Vegetables too are a huge part of the Japanese diet which has been hindered by these factors. Recently, however, the domestic vegetable market has seen something of a resurgence.
As can be seen in the accompanying images of a range of fruit and vegetables produced in Japan – many within the Kanto area surrounding Tokyo – costs need not always be a prohibiting factor in buying local. Recent years have seen supermarkets dealing directly with local farming associations, and more efficient distribution networks have seen some prices remain stable and others actually drop as a result of the competition from cheaper overseas suppliers.
The effects of long-term price drops on the farmers remains to be seen but could, with proper policing of sales methods and supply routes, see Japanese vegetables and the like take up more and more space in your shopping bags in the next few years.
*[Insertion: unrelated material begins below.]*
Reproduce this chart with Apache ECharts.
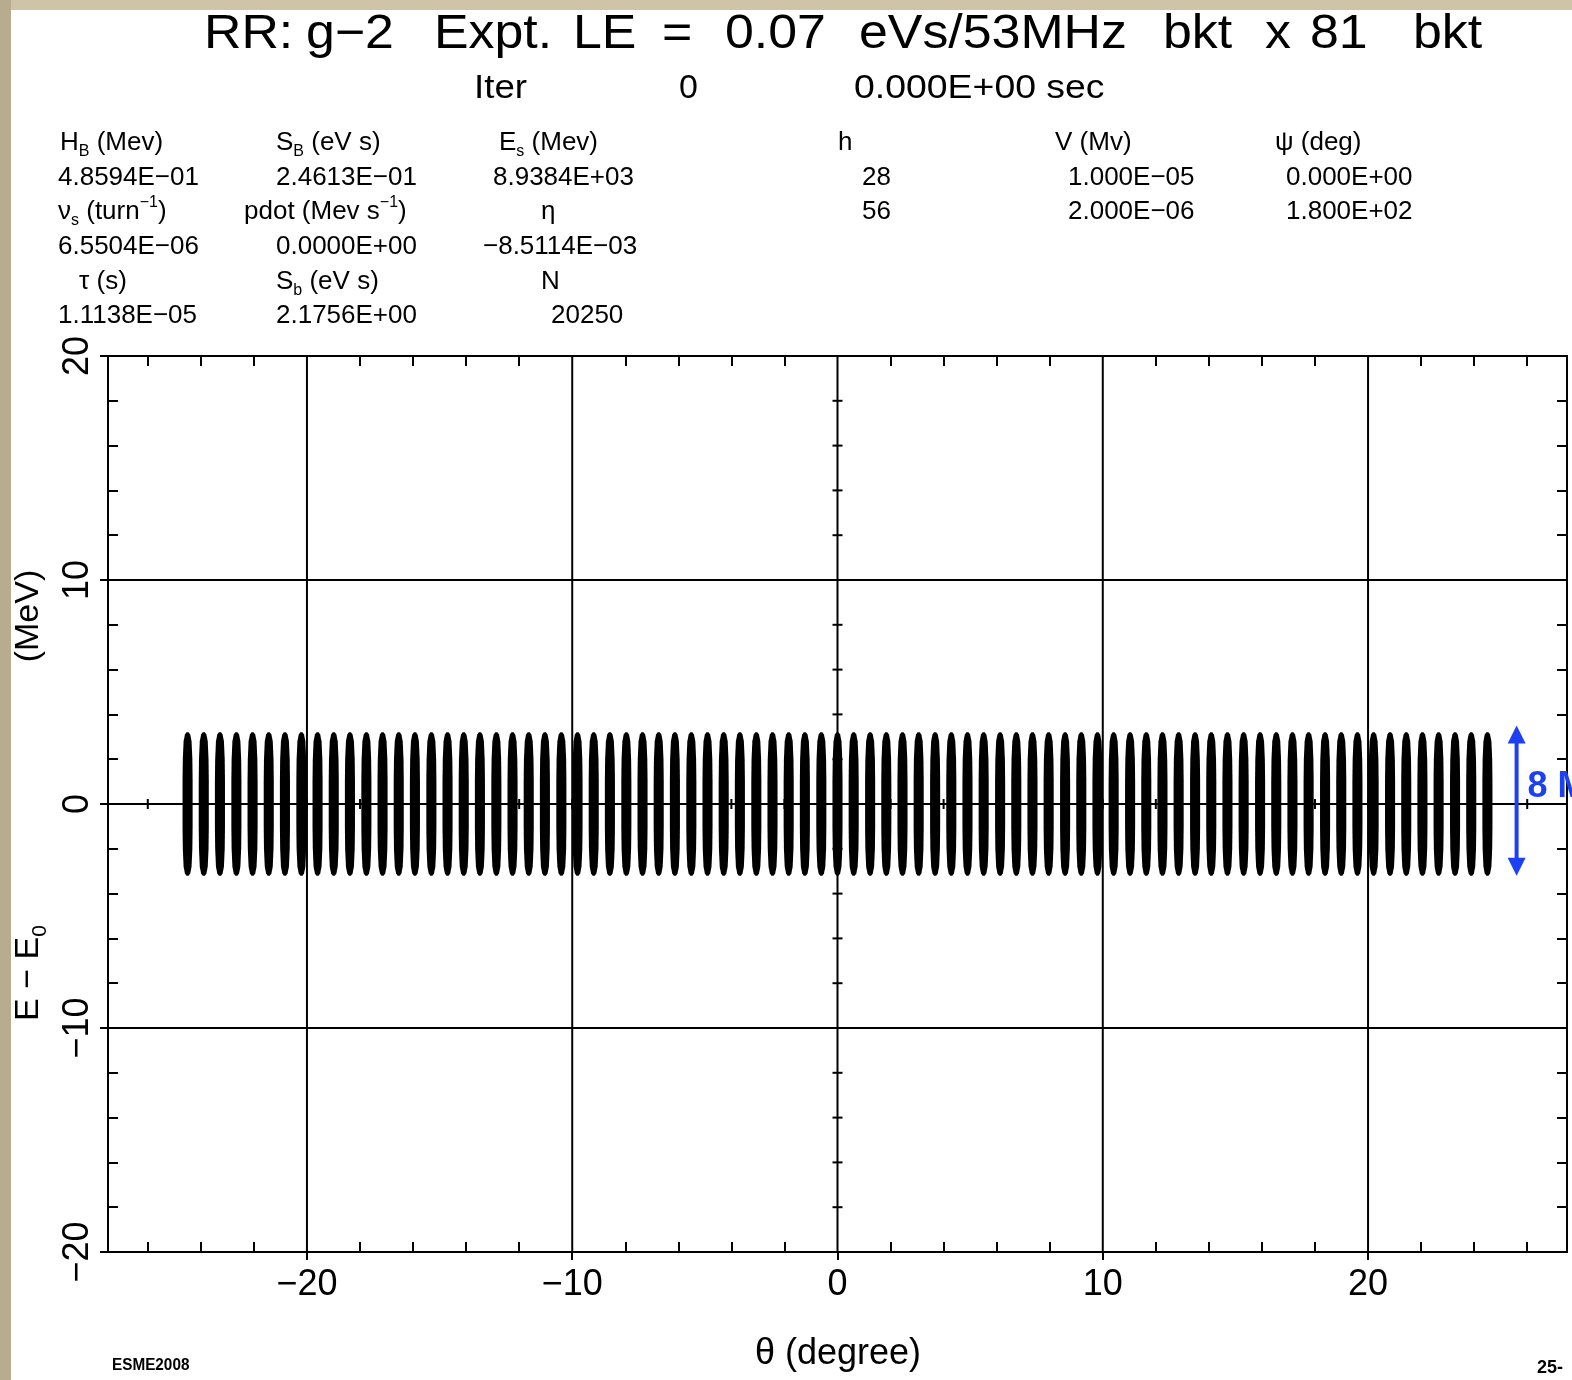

Issues with distribution companies, organizations and transport companies will arise as jobs will be lost in this area, but for the consumer happy with the yen saved, and even the yen spent heading back into the local economy, the pros far outweigh the cons.
The smaller carbon footprint the fewer miles traveled by your average cabbage or daikon to the supermarket will bring about, and the fact that Japanese farmers use limited fertilizers and pesticides when compared to factory farms found in other countries are two further reasons why this is an issue worth tackling.
So then – domestic produce: admittedly a bit on the pricey side for now, but on the whole cleaner, greener and better for the local economy and global environment as a whole than many of their imported counterparts.
When it comes to packaging, however, Japan is still lagging, with something as simple as an apple often coming in two or three layers of plastic, netting and paper depending on where and when a purchase is made. Measures have been taken to offer still unwashed produce to the populace at certain points, however – roadside stalls in the countryside and special events promoting regional products shipped in from out of town being two examples.
Interestingly too, Tokyo is still an area in which farmers exist, and in some parts thrive. Several years ago, 600 (out of a population of 650,000) were registered in northern Tokyo’s Adachi-ku alone, where shiso and negi leeks are among the veggies most commonly seen in small fields between high-rises.
Sure, many of these ‘farmers’ would be laughed at by their counterparts and owners of farms measured in the hundreds of kilometers squared, but it is through these smaller holdings that the future of Japan’s step-by-step rise back to self-sufficiency in fresh food production has its strongest chance of proliferating. If local governments do their part – not by protecting businesses with subsidies that keep the unprofitable in business, but by encouraging locals to think local, stay local and ultimately buy local as much as possible when out to fill the refrigerator at home – these small, local businesses will thrive and grow.
Wouldn’t that be both economically and, in the end, environmentally beneficial to us all?